The first time I remember going to church was when I was four. I waited to get in the car, excited because my mother had gotten me all dressed up in a velvet dress with ballerina tights and patent leather shoes, and even white gloves like she had on. My parents acted very serious, so it was important to me, too. The next thing I knew I was looking up at a huge gray stone building, walking up broad steps to tall red doors, holding onto my father’s hand, my other hand gripping the cold black railing because people were all around us to go through the doors too, and it was a crowd, and crowds were new to me, so I was afraid of getting lost. I looked up at the church with its dark slate roof and tarnished copper gutters, and the bell in the steeple was ringing, ringing, ringing.
Cold wind braced my cheeks as I watched the bell swing against deep blue sky, and father jerked my hand to follow, mother holding my baby brother Jay just behind us. Thigh-high in a moving stream of wool-coated bodies, if it weren’t for my father I thought I would be trampled. Without even a look goodbye, my mother went with the crowd as father pulled me along to the left. I wondered why we weren’t going with everyone else as we went through a second set of doors with the same rounded shape at the top, but black. Still holding his hand, we entered a large hall. Sunshine through stained glass windows made jewel-colored shapes on the black and white checkered floor, and the vaulted ceiling made it expansive, and I instantly felt more relaxed. There were not a lot of people there; all I saw were children.

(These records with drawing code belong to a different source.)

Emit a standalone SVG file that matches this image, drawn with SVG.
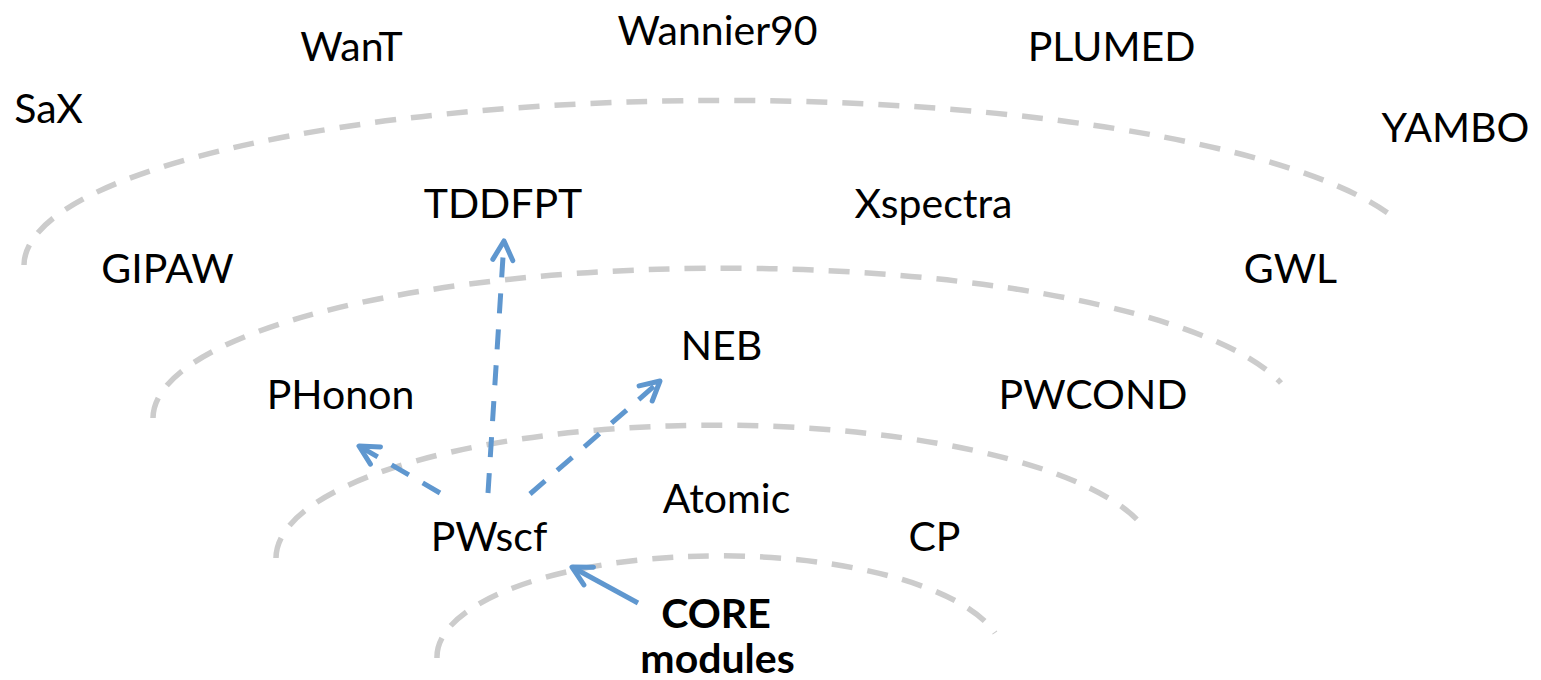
<svg xmlns="http://www.w3.org/2000/svg" width="1541" height="680" viewBox="0 0 1541 680">
<style>
.lbl{font-family:Lato,"Liberation Sans",sans-serif;font-size:41px;fill:#000;text-anchor:middle}
.bold{font-weight:bold}
.ring{fill:none;stroke:#cccccc;stroke-width:5.5;stroke-dasharray:21 15}
.arr{fill:none;stroke:#5f97cf;stroke-width:5}
.dash{stroke-dasharray:20 16}
</style>
<defs>
<marker id="head" viewBox="-24 -14 28 28" refX="0" refY="0" markerWidth="28" markerHeight="28" markerUnits="userSpaceOnUse" orient="auto">
<path d="M-19,-10 L0,0 L-19,10" fill="none" stroke="#5f97cf" stroke-width="5" stroke-linecap="round" stroke-linejoin="round"/>
</marker>
</defs>
<g id="rings">
<path class="ring" d="M24,265 A700,165 0 0 1 1397,220"/>
<path class="ring" d="M153,418 A572,150 0 0 1 1281,383"/>
<path class="ring" d="M276,558 A440,133 0 0 1 1146,530"/>
<path class="ring" d="M437,658 A283,101 0 0 1 995,633"/>
</g>
<g id="connectors">
<line class="arr dash" x1="440" y1="493" x2="359" y2="446" marker-end="url(#head)"/>
<line class="arr dash" x1="488" y1="493" x2="504" y2="241" marker-end="url(#head)"/>
<line class="arr dash" x1="530" y1="494" x2="660" y2="381" marker-end="url(#head)"/>
<line class="arr" x1="638" y1="603" x2="572" y2="567" marker-end="url(#head)"/>
</g>
<g id="SaX"><text class="lbl" x="48.5" y="123">SaX</text></g>
<g id="WanT"><text class="lbl" x="351.5" y="61">WanT</text></g>
<g id="Wannier90"><text class="lbl" x="717.5" y="45">Wannier90</text></g>
<g id="PLUMED"><text class="lbl" x="1111.5" y="61">PLUMED</text></g>
<g id="YAMBO"><text class="lbl" x="1455.5" y="142">YAMBO</text></g>
<g id="TDDFPT"><text class="lbl" x="503" y="218">TDDFPT</text></g>
<g id="Xspectra"><text class="lbl" x="933.5" y="218">Xspectra</text></g>
<g id="GIPAW"><text class="lbl" x="167.5" y="283">GIPAW</text></g>
<g id="GWL"><text class="lbl" x="1290.5" y="283">GWL</text></g>
<g id="NEB"><text class="lbl" x="721.5" y="360">NEB</text></g>
<g id="PHonon"><text class="lbl" x="340.5" y="409">PHonon</text></g>
<g id="PWCOND"><text class="lbl" x="1093" y="409">PWCOND</text></g>
<g id="Atomic"><text class="lbl" x="726.5" y="513">Atomic</text></g>
<g id="PWscf"><text class="lbl" x="489" y="551">PWscf</text></g>
<g id="CP"><text class="lbl" x="934.5" y="551">CP</text></g>
<g id="CORE"><text class="lbl bold" x="716" y="628">CORE</text><text class="lbl bold" x="717.5" y="673">modules</text></g>
</svg>
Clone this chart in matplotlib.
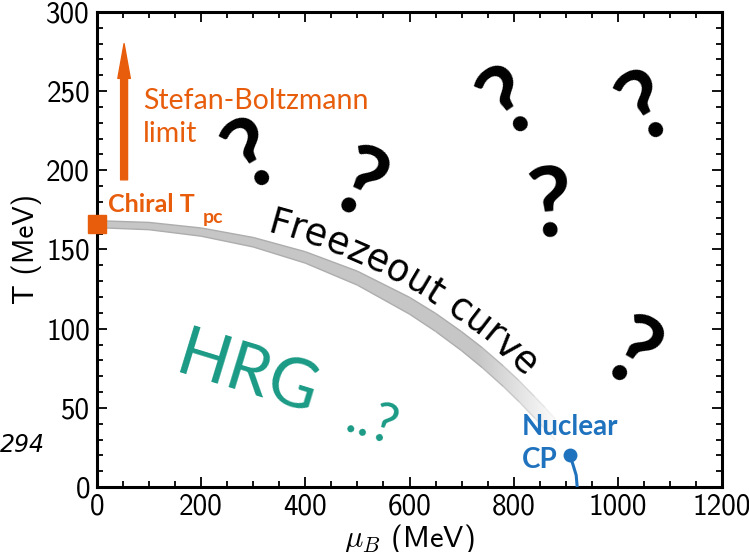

Then a woman in a long dress like from a picture book came up to us and father said “This is Miss Elsie, the children’s choir director. You’re going to sing with her.” I smiled, looking up at her face. She looked so kind, and told me that my father led the adult choir and she taught the children, did I like to sing? I’ll never forget how warm she was, she smiled with her eyes. I immediately loved her. My father told me he was leaving me there; he had to take the adult choir into church. Even though it was all new to me, I wasn’t afraid at all.
Suddenly I had a long dress on over my clothes that looked like Miss Elsie’s. The doors were closed, and no one else was coming in. It got quiet. It was cold in there, but I didn’t feel cold at all. She lined us up in two rows; I was right of center front, facing her. A paper was in my hand, with writing, shapes and lines, and in just that one morning I learned what notes meant and how to read music. It was easy for me and I didn’t know what natural pitch was yet, but I had it. We sang a song a few times, Miss Elsie singing with us, making eye contact, encouraging us and correcting, and it felt so good; so natural. I didn’t know this was what was going to happen before ‘getting dressed up to go to church’!
The song we sang must have become good enough, because she didn’t ask us to keep singing it, and she lined us up in two rows again at the black double door. I was in the front, on the right. Miss Elsie held two large books behind arms folded across her chest, focusing her attention toward the direction the crowd had gone. Then I heard a deep, beautiful sound like a wave against my chest that called me, and Miss Elsie opened the door as if following it and we children followed her like baby chicks walking into sounds and sights right down the middle of standing people holding books and singing, and we were singing, and I looked up and way up high on the wall in the front was a man with long brown hair and a beard standing in the clouds barefoot, wearing a long blue robe (kind of like mine, but one color), with his hands outstretched, and holes with blood in his palms and on the top of his feet, and it was Jesus, and it was the happiest moment of my life.
“Suffer little children to come unto me, and forbid them not: for of such is the kingdom of God”, Christ said. I am blessed to know how true it is.